Я бы хотела, чтобы ее видели в такие минуты те сплетники, которые объясняют ее роман с Москвиным расчетом. Может быть, они и здесь чего-то недопоняли бы, но пришлось бы им от своей трактовки отказаться.
7 июля. Москва. Рассвет
День Ивана Купалы. Именины Москвина. Интимный вечер у него (я, Алла, Алеша). Музыка – Бетховен и другие. Приятно было видеть Москвина во власти музыки. Алла ему (со сдержанной гордостью и нежностью): “Ты сам похож на Бетховена”. Есть в чем-то сходство – привлекательная некрасивость, значительность, мощная скульптура головы. Алеша – милый, похудевший, утомленный, но растроганный музыкой. Завтра четвертый раз (!) пойдет держать литературу. Дорого дается ему и нам всем его аттестат. Беспутная, в оранжерее растущая вкось и вкривь – может быть, потому что рвется на волю молодая моя орешина, но хочу верить, что орехи будут золотые. Сегодня утвердил наконец, где учиться дальше. ГИК (Государственный институт кинематографии).
18 июля
…Убили актрису Райх, жену Мейерхольда[527]. В 4 часа утра позвонили в ее квартиру, где она занимала только одну комнату после недавнего ареста мужа. С ней была только домработница, которая отворила дверь на звонок. Убийцы нанесли ей три раны и, думая, верно, что она мертва, бросились в спальню Райх. Она, верно, долго боролась с ними – у нее оказалось десять ран, и в ближайшей квартире слышали крики (но не прибежали на помощь.). Убийцы скрылись, ничего не взяв из вещей. В чем тут узел преступления, никто не знает. Но как-то все содрогнулись от омерзительности и ужаса этого события: на спящую, беззащитную женщину нападают с финками два негодяя, наносят ей десять ран (десять ран!) и благополучно убегают. И те, кто слышал призыв на помощь, не тронулись с места.

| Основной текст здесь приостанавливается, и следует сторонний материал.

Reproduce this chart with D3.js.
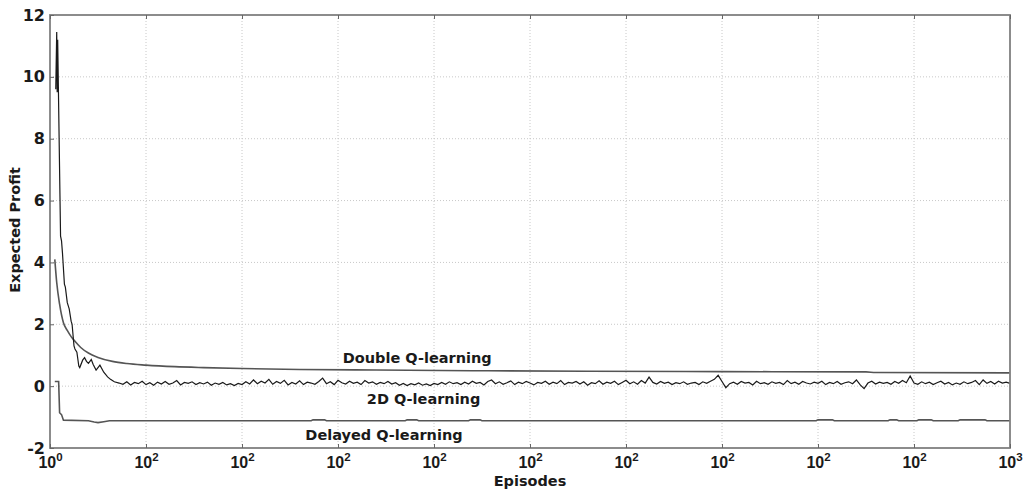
<!DOCTYPE html>
<html>
<head>
<meta charset="utf-8">
<script src="https://cdn.jsdelivr.net/npm/d3@7"></script>
<style>
  body { margin: 0; background: #fff; }
  svg { font-family: "DejaVu Sans", Verdana, sans-serif; font-weight: bold; }
</style>
</head>
<body>
<div id="graph"></div>
<script>
// ---- data ----
var xTicks = [0, 100, 200, 300, 400, 500, 600, 700, 800, 900, 1000];
var xTickBase = "10";
var xTickExp = ["0", "2", "2", "2", "2", "2", "2", "2", "2", "2", "3"];
var yTicks = [-2, 0, 2, 4, 6, 8, 10, 12];

// Double Q-learning (smooth decay)
var doubleEp  = [5, 7, 10, 14, 18, 22, 26, 32, 40, 50, 65, 80, 100, 130, 160, 200, 260, 340, 440, 560, 700, 850, 860, 1000];
var doubleVal = [4.1, 3.35, 2.65, 2.05, 1.8, 1.6, 1.45, 1.25, 1.07, 0.93, 0.8, 0.73, 0.68, 0.63, 0.6, 0.57, 0.54, 0.52, 0.5, 0.48, 0.47, 0.46, 0.44, 0.43];

// 2D Q-learning, early transient
var q2dEarlyEp  = [6, 7, 7.5, 8, 11, 12, 13, 15, 16, 18, 20, 22, 23, 25, 26, 28, 30, 31, 34, 36, 38, 40, 43, 45, 48, 50, 52, 56, 60, 63, 67];
var q2dEarlyVal = [9.6, 11.45, 9.5, 11.2, 4.85, 4.7, 4.3, 3.3, 3.2, 2.7, 2.5, 2.1, 2.0, 1.3, 1.2, 1.1, 0.65, 0.6, 0.84, 0.92, 0.8, 0.74, 0.86, 0.7, 0.52, 0.6, 0.68, 0.45, 0.3, 0.22, 0.14];
// 2D Q-learning, steady part, one value every 4 episodes from episode 72
var q2dSteadyStart = 72, q2dSteadyStep = 4;
var q2dSteadyVal = [
  0.10, 0.06, 0.14, 0.04, 0.12, 0.08, 0.16, 0.05, 0.11, 0.03,
  0.13, 0.07, 0.15, 0.06, 0.10, 0.18, 0.04, 0.12, 0.09, 0.14,
  0.05, 0.11, 0.07, 0.13, 0.03, 0.10, 0.06, 0.12, 0.04, 0.08,
  0.02, 0.09, 0.05, 0.14, 0.07, 0.20, 0.08, 0.16, 0.10, 0.22,
  0.06, 0.15, 0.09, 0.19, 0.04, 0.12, 0.07, 0.17, 0.05, 0.13,
  0.10, 0.06, 0.15, 0.26, 0.08, 0.14, 0.05, 0.19, 0.11, 0.07,
  0.16, 0.09, 0.13, 0.05, 0.18, 0.10, 0.14, 0.06, 0.12, 0.08,
  0.15, 0.07, 0.11, 0.03, 0.09, 0.02, 0.08, 0.04, 0.10, 0.03,
  0.07, 0.02, 0.09, 0.05, 0.12, 0.06, 0.14, 0.08, 0.11, 0.05,
  0.13, 0.07, 0.16, 0.09, 0.12, 0.04, 0.15, 0.20, 0.08, 0.14,
  0.06, 0.11, 0.17, 0.05, 0.13, 0.08, 0.15, 0.10, 0.04, 0.12,
  0.09, 0.16, 0.06, 0.13, 0.08, 0.18, 0.05, 0.12, 0.10, 0.15,
  0.07, 0.14, 0.03, 0.11, 0.08, 0.17, 0.06, 0.13, 0.09, 0.16,
  0.05, 0.12, 0.19, 0.08, 0.14, 0.06, 0.18, 0.10, 0.29, 0.12,
  0.07, 0.15, 0.09, 0.13, 0.05, 0.11, 0.08, 0.14, 0.06, 0.10,
  0.12, 0.05, 0.14, 0.09, 0.16, 0.22, 0.35, 0.15, -0.05, 0.08,
  0.13, 0.06, 0.15, 0.10, 0.12, 0.04, 0.16, 0.08, 0.11, 0.06,
  0.14, 0.09, 0.12, 0.05, 0.18, 0.08, 0.13, 0.06, 0.15, 0.10,
  0.07, 0.13, 0.09, 0.16, 0.05, 0.12, 0.08, 0.15, 0.06, 0.11,
  0.14, 0.08, 0.20, 0.04, -0.08, 0.10, 0.16, 0.07, 0.13, 0.09,
  0.12, 0.06, 0.15, 0.09, 0.18, 0.11, 0.33, 0.10, 0.06, 0.14,
  0.08, 0.13, 0.05, 0.11, 0.16, 0.07, 0.12, 0.04, 0.10, 0.06,
  0.14, 0.08, 0.12, 0.18, 0.05, 0.20, 0.09, 0.15, 0.07, 0.16,
  0.10, 0.13, 0.09
];

// Delayed Q-learning (drops, then flat with small dashes)
var delayedEp  = [5, 9, 10, 12, 14, 40, 46, 50, 56, 62, 150, 272, 274, 286, 288, 370, 372, 382, 384, 436, 438, 448, 450, 600, 798, 800, 815, 817, 873, 875, 882, 884, 903, 905, 918, 920, 946, 948, 974, 976, 1000];
var delayedVal = [0.15, 0.15, -0.86, -0.92, -1.1, -1.12, -1.16, -1.18, -1.15, -1.12, -1.12, -1.12, -1.09, -1.09, -1.12, -1.12, -1.09, -1.09, -1.12, -1.12, -1.09, -1.09, -1.12, -1.12, -1.12, -1.09, -1.09, -1.12, -1.12, -1.09, -1.09, -1.12, -1.12, -1.09, -1.09, -1.12, -1.12, -1.09, -1.09, -1.12, -1.12];

// curve labels: text, episode, value (baseline)
var labelText = ["Double Q-learning", "2D Q-learning", "Delayed Q-learning"];
var labelEp   = [305, 330, 266];
var labelVal  = [0.74, -0.58, -1.75];

// ---- layout ----
var margin = {top: 15, right: 25, bottom: 41, left: 50},
    width = 1035 - margin.left - margin.right,
    height = 489 - margin.top - margin.bottom;

var svg = d3.select("#graph")
  .append("svg")
    .attr("width", 1035)
    .attr("height", 489)
  .append("g")
    .attr("transform", "translate(" + margin.left + "," + margin.top + ")");

var x = d3.scaleLinear().domain([0, 1000]).range([0, width]);
var y = d3.scaleLinear().domain([-2, 12]).range([height, 0]);

// gridlines
svg.append("g").selectAll("line.vg")
  .data(xTicks.slice(1, -1)).enter().append("line")
    .attr("x1", function(d) { return x(d); })
    .attr("x2", function(d) { return x(d); })
    .attr("y1", 0).attr("y2", height)
    .attr("stroke", "#c8c8c8").attr("stroke-width", 1)
    .attr("stroke-dasharray", "1,2");
svg.append("g").selectAll("line.hg")
  .data(yTicks.slice(1, -1)).enter().append("line")
    .attr("x1", 0).attr("x2", width)
    .attr("y1", function(d) { return y(d); })
    .attr("y2", function(d) { return y(d); })
    .attr("stroke", "#c8c8c8").attr("stroke-width", 1)
    .attr("stroke-dasharray", "1,2");

// build series
var doubleData = doubleEp.map(function(e, i) { return [e, doubleVal[i]]; });
var q2dData = q2dEarlyEp.map(function(e, i) { return [e, q2dEarlyVal[i]]; })
  .concat(q2dSteadyVal.map(function(v, i) { return [q2dSteadyStart + i * q2dSteadyStep, v]; }));
var delayedData = delayedEp.map(function(e, i) { return [e, delayedVal[i]]; });

var line = d3.line()
  .x(function(d) { return x(d[0]); })
  .y(function(d) { return y(d[1]); });

svg.append("path").datum(delayedData)
  .attr("fill", "none").attr("stroke", "#555").attr("stroke-width", 1.6)
  .attr("d", line);
svg.append("path").datum(doubleData)
  .attr("fill", "none").attr("stroke", "#555").attr("stroke-width", 1.6)
  .attr("d", line.curve(d3.curveMonotoneX));
svg.append("path").datum(q2dData)
  .attr("fill", "none").attr("stroke", "#1a1a1a").attr("stroke-width", 1.2)
  .attr("d", line.curve(d3.curveLinear));

// frame
svg.append("rect")
  .attr("x", 0).attr("y", 0).attr("width", width).attr("height", height)
  .attr("fill", "none").attr("stroke", "#808080").attr("stroke-width", 1.8);

// axes (inward ticks)
var xAxis = svg.append("g")
  .attr("transform", "translate(0," + height + ")")
  .call(d3.axisBottom(x).tickValues(xTicks).tickSize(-4).tickFormat(""));
svg.append("g")
  .call(d3.axisTop(x).tickValues(xTicks).tickSize(-4).tickFormat(""));
svg.append("g")
  .call(d3.axisLeft(y).tickValues(yTicks).tickSize(-4)
    .tickFormat(function(d) { return d; }));
svg.selectAll(".domain").remove();
svg.selectAll(".tick line").attr("stroke", "#666");
svg.selectAll(".tick text")
  .attr("font-family", "'DejaVu Sans', Verdana, sans-serif")
  .attr("font-weight", "bold").attr("font-size", 16).attr("fill", "#1a1a1a")
  .attr("x", -5);

// x tick labels with superscripts
var xl = xAxis.selectAll(".tick")
  .append("text")
    .attr("y", 20)
    .attr("text-anchor", "middle")
    .attr("font-size", 16)
    .attr("fill", "#1a1a1a");
xl.append("tspan").text(xTickBase);
xl.append("tspan")
  .attr("dy", -7).attr("font-size", 11.5)
  .text(function(d) { return xTickExp[xTicks.indexOf(d)]; });

// curve labels
svg.selectAll("text.curve")
  .data(labelText).enter().append("text")
    .attr("x", function(d, i) { return x(labelEp[i]); })
    .attr("y", function(d, i) { return y(labelVal[i]); })
    .attr("font-size", 14.5)
    .attr("fill", "#1a1a1a")
    .text(function(d) { return d; });

// axis titles
svg.append("text")
  .attr("x", width / 2).attr("y", height + 38)
  .attr("text-anchor", "middle").attr("font-size", 14.5).attr("fill", "#1a1a1a")
  .text("Episodes");
svg.append("text")
  .attr("transform", "translate(" + (-30) + "," + y(5.05) + ") rotate(-90)")
  .attr("text-anchor", "middle").attr("font-size", 14.5).attr("fill", "#1a1a1a")
  .text("Expected Profit");
</script>
</body>
</html>
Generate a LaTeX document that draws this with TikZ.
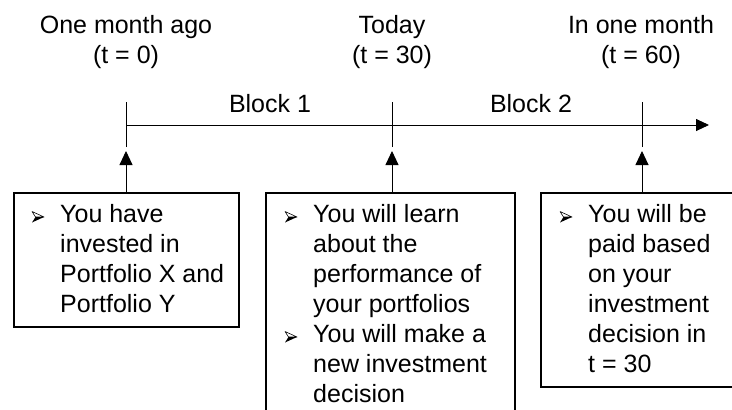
\documentclass[tikz,border=0pt]{standalone}
\usepackage{fontspec}
\setmainfont{Liberation Sans}
\usetikzlibrary{arrows.meta}

\begin{document}
\begin{tikzpicture}[x=1pt,y=-1pt,
  every node/.style={font=\fontsize{25}{30}\selectfont, inner sep=0pt},
  infobox/.style={draw, line width=1.6pt, anchor=north west, minimum height=#1},
  axis/.style={line width=0.9pt, -{Triangle[length=13pt,width=12pt]}},
  tickline/.style={line width=0.9pt},
  uparrow/.style={line width=0.9pt, -{Triangle[length=14pt,width=13pt]}},
  boxtext/.style={anchor=base west},
  % three-dimensional arrowhead bullet, origin on the text baseline
  bullet/.pic={
    \draw[line width=0.6pt, line join=round, fill=white] (0,-11) -- (12,-5.5) -- (3.5,-5.5) -- cycle;
    \fill[black, line join=round] (3.5,-5.5) -- (12,-5.5) -- (0,0) -- cycle;
  }
]
\useasboundingbox (0,0) rectangle (732,410);
\clip (0,0) rectangle (732,410);

% time points on the axis
\coordinate (p0) at (126,125);
\coordinate (p1) at (392,125);
\coordinate (p2) at (642,125);
\coordinate (pend) at (709,125);

% axis and tick marks
\draw[axis] (p0) -- (pend);
\foreach \p in {p0,p1,p2}{
  \draw[tickline] ([yshift=-22pt]\p) -- ([yshift=23pt]\p);
}

% labels above the axis
\node[anchor=base] (l0) at (126,33) {\parbox[t]{220pt}{\centering One month ago\\(t = 0)}};
\node[anchor=base] (l1) at (392,33) {\parbox[t]{220pt}{\centering Today\\(t = 30)}};
\node[anchor=base] (l2) at (641,33) {\parbox[t]{220pt}{\centering In one month\\(t = 60)}};
\node[anchor=base] (blk1) at (270,112) {Block 1};
\node[anchor=base] (blk2) at (531,112) {Block 2};

% description boxes
\node[infobox=134pt, minimum width=225pt] (b1) at (13,192) {};
\node[infobox=260pt, minimum width=249pt] (b2) at (265,192) {};
\node[infobox=194pt, minimum width=230pt] (b3) at (540,192) {};

% box texts
\node[boxtext] (t1) at (60,222.5) {\parbox[t]{200pt}{%
  You have\\invested in\\Portfolio X and\\Portfolio Y}};
\node[boxtext] (t2) at (313,222.5) {\parbox[t]{200pt}{%
  You will learn\\about the\\performance of\\your portfolios\\
  You will make a\\new investment\\decision}};
\node[boxtext] (t3) at (588,222.5) {\parbox[t]{200pt}{%
  You will be\\paid based\\on your\\investment\\decision in\\t = 30}};

% bullets
\pic at (32,222.5) {bullet};
\pic at (285,222.5) {bullet};
\pic at (285,342.5) {bullet};
\pic at (560,222.5) {bullet};

% arrows from the boxes up to the axis
\coordinate (a0) at ([yshift=-26pt]p0);
\coordinate (a1) at ([yshift=-26pt]p1);
\coordinate (a2) at ([yshift=-26pt]p2);
\draw[uparrow] (b1.north -| p0) -- (a0);
\draw[uparrow] (b2.north -| p1) -- (a1);
\draw[uparrow] (b3.north -| p2) -- (a2);
\end{tikzpicture}
\end{document}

В убийстве, в каждом, чем бы оно ни было вызвано или прикрыто, страшна не самая внезапность расставания с жизнью, а то, что она отнимается человеком у человека. Во всякой другой внезапной смерти – от волка, от молнии, от упавшего на голову кирпича – нет этого потрясающего ужасом наше сознание – разрыва между тварью и Творцом, между “я” и “ты” в человеческой семье. Страшно самоуправство Каина над судьбой Авеля. И это печать выключенности из человеческой семьи, какой по библейскому сказанию отмечен был Каин.